A contract management plan or Outcome Agreement Management Plan tracks the management of the contract and the relationship with the provider.

Using a plan is optional, particularly for low risk, low value, short engagements (less than NZ$50,000 in value and less than six months in duration). But we strongly encourage using a plan as part of good contract management practice.

Make sure you tailor your plan to the individual contract - the content and amount of detail will depend on the nature of the services, the clients and the contract.

The plan sets out:

  • who will be responsible for managing the delivery of the contract
  • the nature and extent of engagement with the supplier or provider
  • how issues and disputes will be resolved
  • potential risks, how they'll be mitigated and managed and by whom
  • a methodology and plan for evaluating the quality of delivery and the benefits achieved
  • key stakeholders (internal and external) and how these relationships will be managed
  • an exit strategy to be applied at the end of the contract.

If you are managing social services contracts, the Outcome Agreement Management Plan supports effective contract management.

Having a contract management plan ensures a smooth transition in case of a change in contract managers.
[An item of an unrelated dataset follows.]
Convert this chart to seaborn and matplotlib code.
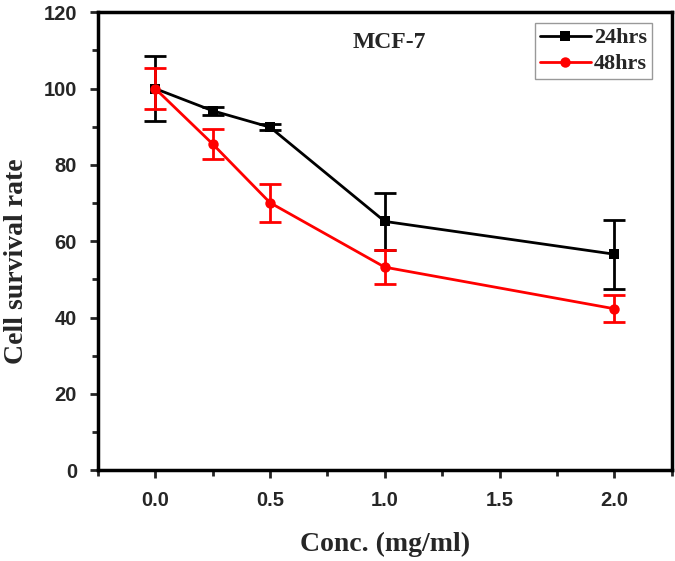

What to include in the plan

The plan is a living document - you should keep it updated throughout the contract.

If you decide you don't need a formal plan, we recommend you still complete and record the details below.

Administering the contract and managing the relationship


  • identification and contact details for each party’s contract/relationship manager
  • the contract/relationship managers’ key responsibilities
  • meeting requirements (chair, location and standard agenda items)
  • the process for agreeing and controlling variations and changes to the contract
  • a contract management risk plan.

Service delivery requirements


  • a timeline of key actions, deliverables, milestones and payment dates
  • the process for achieving and checking key deliverables
  • the quality and standards expected and their measuring process (such as KPIs)
  • monitoring and reporting requirements (frequency, type, content and distribution)
  • guidance on any agency policies or procedures that apply to the supplier (if appropriate).

Financial details


  • payment procedures and frequency
  • invoicing requirements (if not in the contract).